İktidar büyük ihtimalle sınıra yığılan kalabalıkların, Yunan barikatını delip geçeceğine ve yüz binlerin buraya akacağına inanıyordu.
İçişleri Bakanı, yüz binin üzerinde mültecinin geçtiğini söylese de bunun doğru olmadığını herkes biliyor.
Yunanistan, aldığı sert önlemlerle akını şimdilik durdurdu ama diğer ülkeler belli ki yardıma koşuyor ve önümüzdeki günlerde sızma bile pek mümkün olmayacak.
İşte sorum bu; “Sınıra yığılanlar gidemezse B planımız var mı?”

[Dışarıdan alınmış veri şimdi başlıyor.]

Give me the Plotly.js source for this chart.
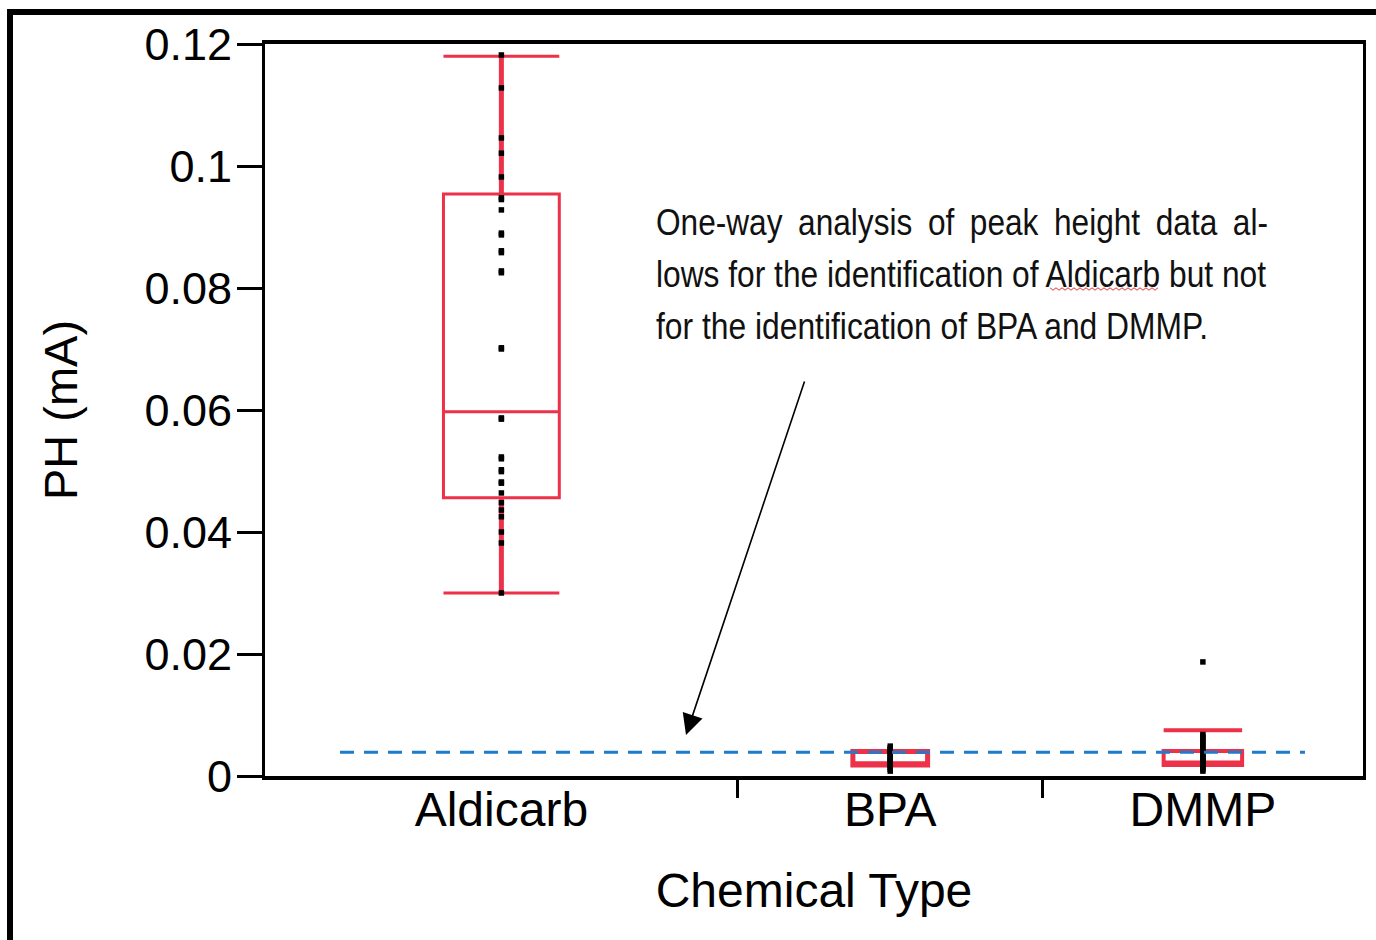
<!DOCTYPE html>
<html>
<head>
<meta charset="utf-8">
<script src="https://cdn.plot.ly/plotly-3.0.1.min.js"></script>
<style>
  html, body { margin: 0; padding: 0; background: #ffffff; }
  #chart { width: 1376px; height: 940px; }
</style>
</head>
<body>
<div id="chart"></div>
<script>
// ---- Data ----
const categories = ['Aldicarb', 'BPA', 'DMMP'];

const aldicarbPH = [0.1182, 0.1128, 0.1046, 0.1021, 0.0982, 0.0948, 0.0945, 0.0928,
  0.0890, 0.0887, 0.0861, 0.0858, 0.0828, 0.0825, 0.0702, 0.0700, 0.0587, 0.0585,
  0.0523, 0.0520, 0.0502, 0.0499, 0.0482, 0.0480, 0.0464, 0.0448, 0.0436, 0.0425,
  0.0400, 0.0382, 0.0300];
const bpaPH = [0.0049, 0.0046, 0.0044, 0.0042, 0.0040, 0.0038, 0.0036, 0.0033,
  0.0030, 0.0028, 0.0026, 0.0024, 0.0022, 0.0021, 0.0019, 0.0018, 0.0017, 0.0014,
  0.0011, 0.0008];
const dmmpPH = [0.0187, 0.0068, 0.0064, 0.0061, 0.0056, 0.0052, 0.0047, 0.0043,
  0.0040, 0.0036, 0.0033, 0.0030, 0.0027, 0.0025, 0.0023, 0.0021, 0.0019, 0.0017,
  0.0014, 0.0011, 0.0008];

const lowerFence = [0.0300, 0.0018, 0.0018];
const q1Values   = [0.0456, 0.0018, 0.0018];
const medians    = [0.0597, 0.0020, 0.0022];
const q3Values   = [0.0954, 0.0040, 0.0041];
const upperFence = [0.1180, 0.0040, 0.0075];

const referenceLevel = 0.0039;

const yTickVals = [0, 0.02, 0.04, 0.06, 0.08, 0.1, 0.12];
const yTickText = ['0', '0.02', '0.04', '0.06', '0.08', '0.1', '0.12'];

const noteLines = [
  'One-way analysis of peak height data al-',
  'lows for the identification of Aldicarb but not',
  'for the identification of BPA and DMMP.'
];

// ---- Group geometry: widths proportional to sample size (JMP style) ----
const groups = [aldicarbPH, bpaPH, dmmpPH];
const counts = groups.map(g => g.length);
const starts = [];
let acc = 0;
counts.forEach(n => { starts.push(acc); acc += n; });
const total = acc;
const centers = counts.map((n, i) => starts[i] + n / 2);
const separators = starts.slice(1);

const RED = '#EC3149';
const BOXFRAC = 0.245;
const boxLineWidths = [3, 5, 4];

const traces = [];
categories.forEach((c, i) => {
  traces.push({
    type: 'box',
    name: c,
    x: [centers[i]],
    q1: [q1Values[i]],
    median: [medians[i]],
    q3: [q3Values[i]],
    lowerfence: [lowerFence[i]],
    upperfence: [upperFence[i]],
    width: counts[i] * BOXFRAC,
    whiskerwidth: 1,
    boxpoints: false,
    line: { color: RED, width: boxLineWidths[i] },
    fillcolor: 'rgba(0,0,0,0)',
    hoverinfo: 'skip',
    showlegend: false
  });
  // heavier whisker stems, as in the original
  traces.push({
    type: 'scatter', mode: 'lines',
    x: [centers[i], centers[i], null, centers[i], centers[i]],
    y: [lowerFence[i], q1Values[i], null, q3Values[i], upperFence[i]],
    line: { color: RED, width: 5 },
    hoverinfo: 'skip', showlegend: false
  });
});
const px = [], py = [];
groups.forEach((g, i) => g.forEach(v => { px.push(centers[i]); py.push(v); }));
traces.push({
  type: 'scatter', mode: 'markers', x: px, y: py,
  marker: { symbol: 'square', size: 5.5, color: '#000000' },
  hoverinfo: 'skip', showlegend: false
});

const L = 265, R = 13, T = 44, B = 164;
const W = 1376, H = 940;
const pw = W - L - R, ph = H - T - B;
const pxToPaperX = p => (p - L) / pw;
const pyToPaperY = p => (H - B - p) / ph;

const NOTE_LEFT = 656;
const NOTE_FONT = 'Liberation Sans Narrow, Arial Narrow, Liberation Sans, Arial, sans-serif';
const noteWidths = [612, 610, 552];
const noteWordSpacing = [8, 0, 0];
const annotations = noteLines.map((t, i) => ({
  text: t, xref: 'paper', yref: 'paper',
  x: pxToPaperX(NOTE_LEFT), y: pyToPaperY(222 + 52 * i),
  xanchor: 'left', yanchor: 'middle', showarrow: false,
  font: { family: NOTE_FONT, size: 37, color: '#111' }
}));
annotations.push({
  text: '', xref: 'paper', yref: 'paper',
  x: pxToPaperX(686), y: pyToPaperY(735),
  ax: 119, ay: -355, axref: 'pixel', ayref: 'pixel',
  showarrow: true, arrowhead: 2, arrowsize: 2.6, arrowwidth: 1.6, arrowcolor: '#000'
});

// small red wavy spell-check underline under "Aldicarb"
let wave = '';
for (let k = 0; k <= 36; k++) {
  const xx = pxToPaperX(1050 + k * 3);
  const yy = pyToPaperY(289 + (k % 2 === 0 ? -1.2 : 1.2));
  wave += (k === 0 ? 'M ' : ' L ') + xx + ' ' + yy;
}

const shapes = [
  { type: 'line', xref: 'paper', yref: 'y',
    x0: pxToPaperX(340), x1: pxToPaperX(1305), y0: referenceLevel, y1: referenceLevel,
    line: { color: '#1F7BCB', width: 3, dash: '14px,10px' } },
  { type: 'path', xref: 'paper', yref: 'paper', path: wave,
    line: { color: '#E8303A', width: 1 } },
  { type: 'rect', xref: 'paper', yref: 'paper',
    x0: pxToPaperX(10), x1: pxToPaperX(1400), y0: pyToPaperY(960), y1: pyToPaperY(12),
    line: { color: '#000', width: 6 }, fillcolor: 'rgba(0,0,0,0)', layer: 'above' }
];

const FONT = 'Liberation Sans, Arial, sans-serif';
const layout = {
  width: W, height: H,
  margin: { l: L, r: R, t: T, b: B },
  paper_bgcolor: '#ffffff', plot_bgcolor: '#ffffff',
  showlegend: false,
  font: { family: FONT, color: '#000' },
  xaxis: {
    type: 'linear', range: [0, total],
    tickmode: 'array', tickvals: centers, ticktext: categories,
    ticks: '', showgrid: false, zeroline: false,
    showline: true, mirror: true, linecolor: '#000', linewidth: 4,
    tickfont: { family: FONT, size: 48, color: '#000' },
    ticklabelstandoff: -12,
    minor: { tickmode: 'array', tickvals: separators, ticks: 'outside', ticklen: 18, tickwidth: 3, tickcolor: '#000', showgrid: false },
    title: { text: 'Chemical Type', font: { family: FONT, size: 48, color: '#000' }, standoff: 40 }
  },
  yaxis: {
    range: [0, 0.12],
    tickmode: 'array', tickvals: yTickVals, ticktext: yTickText,
    ticks: 'outside', ticklen: 25, tickwidth: 3, tickcolor: '#000',
    showgrid: false, zeroline: false,
    showline: true, mirror: true, linecolor: '#000', linewidth: 3,
    tickfont: { family: FONT, size: 45, color: '#000' },
    ticklabelstandoff: -4,
    title: { text: 'PH (mA)', font: { family: FONT, size: 47, color: '#000' }, standoff: 52 }
  },
  shapes: shapes,
  annotations: annotations
};

Plotly.newPlot('chart', traces, layout, { displayModeBar: false, staticPlot: true }).then(gd => {
  // emulate the condensed, justified text block of the original note
  const texts = gd.querySelectorAll('.annotation-text');
  texts.forEach((el, i) => {
    if (i < noteWidths.length) {
      if (noteWordSpacing[i]) el.setAttribute('word-spacing', noteWordSpacing[i]);
      el.setAttribute('textLength', noteWidths[i]);
      el.setAttribute('lengthAdjust', 'spacingAndGlyphs');
      const r = el.getBoundingClientRect();
      const host = gd.getBoundingClientRect();
      const dx = (host.left + NOTE_LEFT) - r.left;
      const x0 = parseFloat(el.getAttribute('x') || '0');
      el.setAttribute('x', x0 + dx);
    }
  });
});
</script>
</body>
</html>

O insanlar bir süre eziyet çektikten sonra geldikleri yere mi dönecekler?
Yoksa Yunanistan sınırında kurulacak çadır kentlerde mi yaşayacaklar?
Ama asıl sorum şu: “İktidar bu operasyona başlarken ne amaçlıyordu, ne bekliyordu, sonunu nasıl hesaplamıştı?”
CANIMI SIKAN ŞEYLER
Seyrettiğim video beni dehşete düşürdü
Kaynağını bilmiyorum ama tanıdığım birinden geldi bu video.
Bir otobüsün içinde gizlice çekilmiş.
Bir Arap televizyonunda yayınlanmış, Arapça alt yazısı da var.
Otobüse binen Türk polisleri “Haydi çabuk inin” diye bağırıyorlar, “Türk askeri sizi botla karşıya geçirecek.”
Otobüstekiler inmek istemiyor. Genellikle Arapça konuşuyorlar ama arada Türkçe “Olmaz” diyen sesler duyuluyor.
Polisler bunun üzerine tabancalarını çekiyorlar “O zaman niye geldiniz buraya?” diyerek herkesi sürüklemeye başlıyor.
Bir polis, “İlle askere mi verelim sizi, bunu mu istiyorsunuz?” diye tehdit savuruyor.
Bu videonun gerçek olduğunu sanıyorum, en azından kurmaca olmadığı belli oluyor.
Eğer sınırda durum buysa facia.
Bunu dünya da izliyor demektir.
Bu da Türkiye’nin sınıra yığdığı insanları zorla Yunanistan’a geçirmeye çalıştığının bir kanıtı olarak bir süre sonra önümüze konacaktır.
İktidar, Türkiye’yi o kadar zora sokuyor ki, içinden sonra nasıl çıkılacak bilemiyorum artık.